* [WHAT THE EXERCISE ASKS]: Everything from the first line down to the line containing "import * as" is to be retyped exactly, both ends included, with pictures left out.
** begin TASK INPUTS **
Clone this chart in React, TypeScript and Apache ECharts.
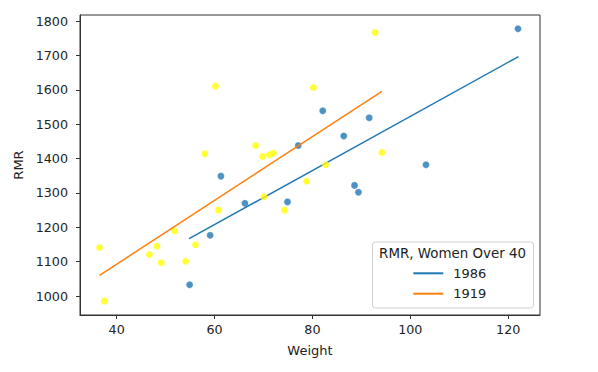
import React, { useEffect, useRef } from "react";
import * as echarts from "echarts";

// 1986 data (blue)
const x1986 = [54.9, 59.1, 61.3, 66.2, 74.9, 77.1, 82.1, 86.4, 88.6, 89.4, 91.6, 103.2, 122.0];
const y1986 = [1033, 1177, 1349, 1270, 1274, 1438, 1539, 1466, 1322, 1302, 1519, 1382, 1778];
// 1919 data (yellow)
const x1919 = [36.5, 37.5, 46.7, 48.2, 49.1, 51.8, 54.1, 56.1, 58.0, 60.2, 60.8, 68.4, 69.8, 70.1, 71.2, 72.0, 74.3, 78.8, 80.2, 82.7, 92.8, 94.2];
const y1919 = [1141, 985, 1121, 1145, 1097, 1189, 1101, 1149, 1414, 1611, 1250, 1438, 1406, 1289, 1411, 1416, 1250, 1334, 1607, 1382, 1767, 1418];
// fitted lines (endpoints)
const fit1986X = [54.8, 122.1];
const fit1986Y = [1167, 1697];
const fit1919X = [36.5, 94.2];
const fit1919Y = [1060, 1596];
// tick labels
const xTicks = [40, 60, 80, 100, 120];
const yTicks = [1000, 1100, 1200, 1300, 1400, 1500, 1600, 1700, 1800];

const FONT = "DejaVu Sans";
const FS = 13;

export default function App() {
  const ref = useRef<HTMLDivElement>(null);
  useEffect(() => {
    if (!ref.current) return;
    const chart = echarts.init(ref.current, undefined, { renderer: "svg" });
    const pts = (xs: number[], ys: number[]) => xs.map((x, i) => [x, ys[i]]);
    chart.setOption({
      animation: false,
      textStyle: { fontFamily: FONT },
      grid: {
        left: 80,
        top: 15,
        right: 58,
        bottom: 57,
        show: true,
        borderColor: "#333",
        borderWidth: 1,
      },
      xAxis: {
        type: "value",
        min: 32.5,
        max: 126.5,
        name: "Weight",
        nameLocation: "middle",
        nameGap: 29,
        nameTextStyle: { fontFamily: FONT, fontSize: FS, color: "#222" },
        splitLine: { show: false },
        axisLine: { show: true, lineStyle: { color: "#333" } },
        axisTick: { show: true, length: 4, customValues: xTicks, lineStyle: { color: "#333" } },
        axisLabel: {
          customValues: xTicks,
          formatter: (v: number) => String(v),
          fontFamily: FONT,
          fontSize: 12.7,
          color: "#222",
          margin: 8,
        },
      },
      yAxis: {
        type: "value",
        min: 944.7,
        max: 1818,
        name: "RMR",
        nameLocation: "middle",
        nameGap: 48,
        nameTextStyle: { fontFamily: FONT, fontSize: FS, color: "#222" },
        splitLine: { show: false },
        axisLine: { show: true, lineStyle: { color: "#333" } },
        axisTick: { show: true, length: 4, customValues: yTicks, lineStyle: { color: "#333" } },
        axisLabel: {
          customValues: yTicks,
          formatter: (v: number) => String(v),
          fontFamily: FONT,
          fontSize: 12.7,
          color: "#222",
          margin: 12,
        },
      },
      legend: {
        data: ["1986", "1919"],
        orient: "vertical",
        left: 413.3,
        top: 266.3,
        padding: 0,
        z: 20,
        icon: "rect",
        itemWidth: 30,
        itemHeight: 2,
        itemGap: 6.4,
        textStyle: { fontFamily: FONT, fontSize: FS, color: "#222", lineHeight: 14, padding: [0, 0, 0, 5] },
        selectedMode: false,
      },
      graphic: [
        {
          type: "rect",
          z: 10,
          shape: { x: 372.5, y: 242, width: 161, height: 66, r: 3 },
          style: { fill: "rgba(255,255,255,0.8)", stroke: "#d0d0d0", lineWidth: 1 },
        },
        {
          type: "text",
          z: 21,
          x: 452.5,
          y: 253.5,
          style: {
            text: "RMR, Women Over 40",
            fontFamily: FONT,
            fontSize: 13.4,
            fill: "#222",
            align: "center",
            verticalAlign: "middle",
          },
        },
      ],
      series: [
        {
          name: "s1986",
          type: "scatter",
          data: pts(x1986, y1986),
          symbolSize: 7,
          itemStyle: { color: "#1f77b4", borderColor: "#fff", borderWidth: 0.3 },
          z: 2,
        },
        {
          name: "1986",
          type: "line",
          data: pts(fit1986X, fit1986Y),
          showSymbol: false,
          symbol: "none",
          lineStyle: { color: "#1f77b4", width: 1.5 },
          itemStyle: { color: "#1f77b4" },
          z: 3,
        },
        {
          name: "s1919",
          type: "scatter",
          data: pts(x1919, y1919),
          symbolSize: 7,
          itemStyle: { color: "#ffff00", borderColor: "#fff", borderWidth: 0.3 },
          z: 4,
        },
        {
          name: "1919",
          type: "line",
          data: pts(fit1919X, fit1919Y),
          showSymbol: false,
          symbol: "none",
          lineStyle: { color: "#ff7f0e", width: 1.5 },
          itemStyle: { color: "#ff7f0e" },
          z: 5,
        },
      ],
    });
    return () => chart.dispose();
  }, []);
  return (
    <div
      ref={ref}
      style={{ position: "fixed", left: 0, top: 0, width: 598, height: 372, background: "#fff" }}
    />
  );
}
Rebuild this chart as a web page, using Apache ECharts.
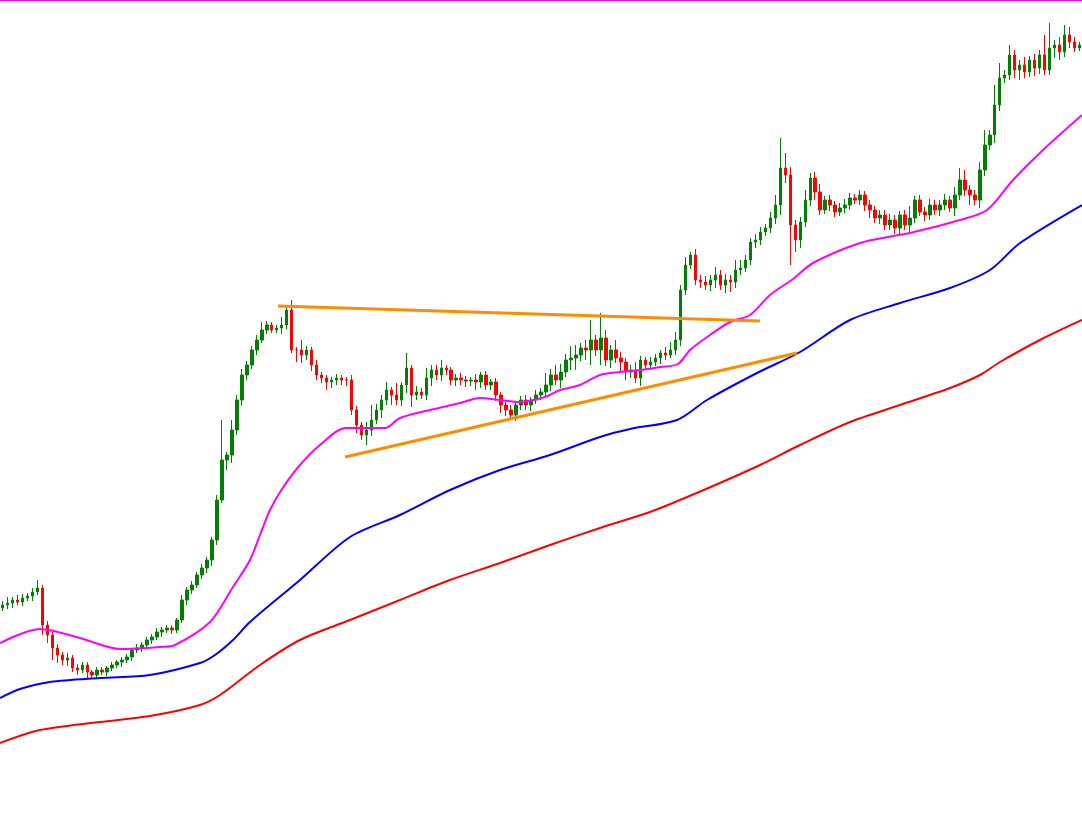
** end TASK INPUTS **
* [ANSWER TO THIS TASK]:
Clone this chart in React, TypeScript and Apache ECharts.
import React, { useEffect, useRef } from "react";
import * as echarts from "echarts";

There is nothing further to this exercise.